====== Source records
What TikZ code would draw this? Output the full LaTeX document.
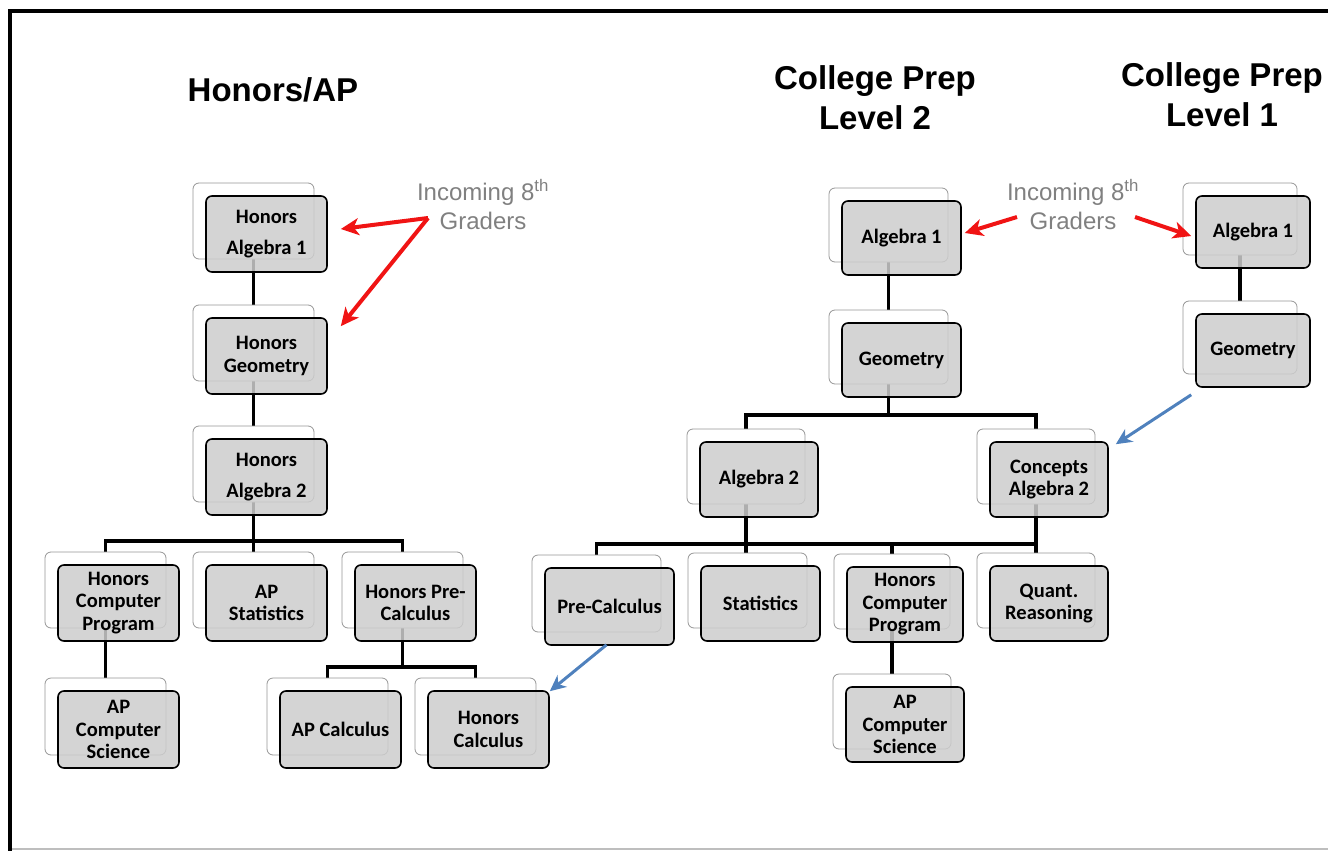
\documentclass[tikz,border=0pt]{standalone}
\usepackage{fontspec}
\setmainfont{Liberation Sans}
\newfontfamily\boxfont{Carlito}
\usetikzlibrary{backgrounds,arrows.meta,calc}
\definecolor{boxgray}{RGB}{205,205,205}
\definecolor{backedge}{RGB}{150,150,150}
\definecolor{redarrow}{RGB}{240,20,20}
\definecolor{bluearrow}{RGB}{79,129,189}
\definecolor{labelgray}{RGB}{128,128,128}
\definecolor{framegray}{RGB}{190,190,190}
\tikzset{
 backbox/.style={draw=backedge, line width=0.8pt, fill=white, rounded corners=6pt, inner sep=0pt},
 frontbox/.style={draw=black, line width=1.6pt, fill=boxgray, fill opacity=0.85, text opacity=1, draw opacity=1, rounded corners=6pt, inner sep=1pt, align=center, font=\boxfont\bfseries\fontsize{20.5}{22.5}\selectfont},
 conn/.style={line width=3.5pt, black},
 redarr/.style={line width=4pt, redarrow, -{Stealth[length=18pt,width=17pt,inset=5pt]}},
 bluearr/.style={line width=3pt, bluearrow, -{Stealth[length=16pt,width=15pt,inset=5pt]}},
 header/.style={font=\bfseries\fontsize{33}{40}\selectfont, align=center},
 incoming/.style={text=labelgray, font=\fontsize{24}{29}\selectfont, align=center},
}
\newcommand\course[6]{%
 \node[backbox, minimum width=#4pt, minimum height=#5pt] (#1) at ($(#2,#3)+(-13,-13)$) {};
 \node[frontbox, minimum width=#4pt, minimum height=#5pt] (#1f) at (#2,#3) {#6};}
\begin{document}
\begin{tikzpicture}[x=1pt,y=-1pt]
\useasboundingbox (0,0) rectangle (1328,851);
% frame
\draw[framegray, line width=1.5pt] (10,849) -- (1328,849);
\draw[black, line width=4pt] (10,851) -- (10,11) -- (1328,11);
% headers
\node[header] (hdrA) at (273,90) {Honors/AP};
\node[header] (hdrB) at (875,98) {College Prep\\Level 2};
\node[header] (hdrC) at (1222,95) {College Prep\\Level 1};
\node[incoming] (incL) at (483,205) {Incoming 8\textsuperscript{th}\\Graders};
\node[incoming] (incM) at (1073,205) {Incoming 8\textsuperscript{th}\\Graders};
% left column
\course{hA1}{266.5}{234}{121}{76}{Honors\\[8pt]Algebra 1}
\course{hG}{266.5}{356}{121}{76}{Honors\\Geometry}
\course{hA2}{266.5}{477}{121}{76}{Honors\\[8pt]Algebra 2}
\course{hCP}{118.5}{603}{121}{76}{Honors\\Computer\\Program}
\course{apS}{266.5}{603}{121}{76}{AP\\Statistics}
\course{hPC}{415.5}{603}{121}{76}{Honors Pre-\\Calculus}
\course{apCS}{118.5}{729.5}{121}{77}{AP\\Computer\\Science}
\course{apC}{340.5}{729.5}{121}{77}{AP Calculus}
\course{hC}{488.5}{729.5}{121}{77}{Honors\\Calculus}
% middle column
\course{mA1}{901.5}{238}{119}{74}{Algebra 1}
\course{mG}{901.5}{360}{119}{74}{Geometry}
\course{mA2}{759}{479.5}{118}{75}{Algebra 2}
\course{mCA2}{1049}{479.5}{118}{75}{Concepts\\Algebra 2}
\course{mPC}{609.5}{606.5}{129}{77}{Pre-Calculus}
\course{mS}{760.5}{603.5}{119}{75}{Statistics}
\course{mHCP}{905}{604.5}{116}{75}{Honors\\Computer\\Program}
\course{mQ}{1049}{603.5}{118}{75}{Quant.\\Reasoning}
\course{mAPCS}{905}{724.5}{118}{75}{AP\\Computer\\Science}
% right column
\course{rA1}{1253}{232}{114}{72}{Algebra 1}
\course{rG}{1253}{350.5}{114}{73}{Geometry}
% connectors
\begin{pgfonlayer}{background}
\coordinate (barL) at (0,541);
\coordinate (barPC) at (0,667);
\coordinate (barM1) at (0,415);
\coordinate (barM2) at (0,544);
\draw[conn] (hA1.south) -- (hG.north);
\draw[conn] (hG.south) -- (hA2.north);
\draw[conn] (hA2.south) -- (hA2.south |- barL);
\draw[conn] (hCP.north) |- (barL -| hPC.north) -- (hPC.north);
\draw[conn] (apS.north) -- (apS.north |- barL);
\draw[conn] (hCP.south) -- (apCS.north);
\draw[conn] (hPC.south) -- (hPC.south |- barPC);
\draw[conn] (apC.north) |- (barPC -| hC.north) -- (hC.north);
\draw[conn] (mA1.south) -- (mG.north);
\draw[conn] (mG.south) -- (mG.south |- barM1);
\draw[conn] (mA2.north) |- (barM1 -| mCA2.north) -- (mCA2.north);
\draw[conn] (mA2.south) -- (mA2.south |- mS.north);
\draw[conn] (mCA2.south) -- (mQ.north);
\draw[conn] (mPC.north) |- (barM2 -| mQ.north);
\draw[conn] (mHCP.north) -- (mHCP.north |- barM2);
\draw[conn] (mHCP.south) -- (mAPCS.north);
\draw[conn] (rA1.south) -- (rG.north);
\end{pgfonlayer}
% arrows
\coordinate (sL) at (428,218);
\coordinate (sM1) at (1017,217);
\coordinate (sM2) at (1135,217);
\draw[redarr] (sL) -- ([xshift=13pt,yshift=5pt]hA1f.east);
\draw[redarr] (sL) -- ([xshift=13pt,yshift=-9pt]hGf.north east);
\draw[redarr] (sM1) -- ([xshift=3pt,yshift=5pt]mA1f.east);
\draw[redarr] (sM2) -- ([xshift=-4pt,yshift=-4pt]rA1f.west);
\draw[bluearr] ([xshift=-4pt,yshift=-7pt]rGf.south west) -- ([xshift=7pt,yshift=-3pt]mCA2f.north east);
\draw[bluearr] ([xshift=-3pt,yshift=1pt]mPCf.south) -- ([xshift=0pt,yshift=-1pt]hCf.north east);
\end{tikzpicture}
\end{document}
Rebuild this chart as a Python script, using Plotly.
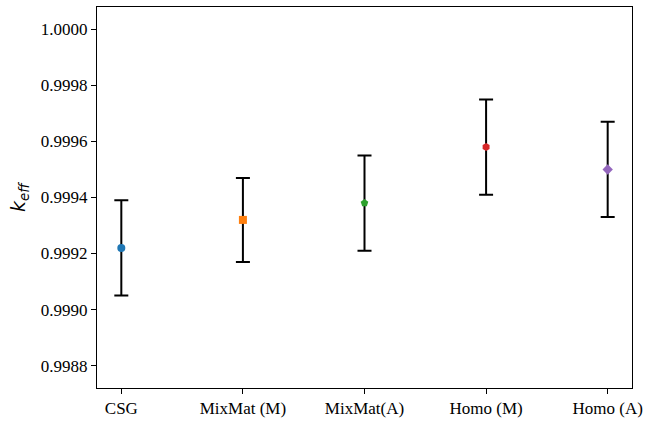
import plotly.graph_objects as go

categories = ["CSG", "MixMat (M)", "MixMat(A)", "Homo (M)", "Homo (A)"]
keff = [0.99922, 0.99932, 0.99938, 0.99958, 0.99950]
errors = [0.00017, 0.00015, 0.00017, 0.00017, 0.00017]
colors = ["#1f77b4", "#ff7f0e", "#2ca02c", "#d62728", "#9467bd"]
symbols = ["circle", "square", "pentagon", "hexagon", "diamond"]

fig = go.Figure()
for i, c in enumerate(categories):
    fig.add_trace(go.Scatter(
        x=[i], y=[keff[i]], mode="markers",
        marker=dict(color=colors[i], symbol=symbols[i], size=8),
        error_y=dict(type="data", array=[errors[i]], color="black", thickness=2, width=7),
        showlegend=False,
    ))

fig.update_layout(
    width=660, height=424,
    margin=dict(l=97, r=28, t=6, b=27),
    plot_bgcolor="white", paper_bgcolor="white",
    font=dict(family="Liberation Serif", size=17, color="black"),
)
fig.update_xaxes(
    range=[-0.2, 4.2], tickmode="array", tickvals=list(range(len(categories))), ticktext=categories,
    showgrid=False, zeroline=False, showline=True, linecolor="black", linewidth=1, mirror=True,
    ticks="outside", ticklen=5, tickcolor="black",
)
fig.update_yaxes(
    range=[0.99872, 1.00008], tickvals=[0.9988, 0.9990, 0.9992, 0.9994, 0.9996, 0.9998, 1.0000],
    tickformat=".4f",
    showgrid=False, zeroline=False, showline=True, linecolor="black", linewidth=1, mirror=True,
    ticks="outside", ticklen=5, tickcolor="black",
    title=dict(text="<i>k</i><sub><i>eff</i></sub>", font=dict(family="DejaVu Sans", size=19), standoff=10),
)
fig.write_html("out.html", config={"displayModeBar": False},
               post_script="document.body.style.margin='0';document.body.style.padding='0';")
============
**What is expected**: In the entries above, how many lines contain the word "this"? Answer with the number only.

**Written answer**: 2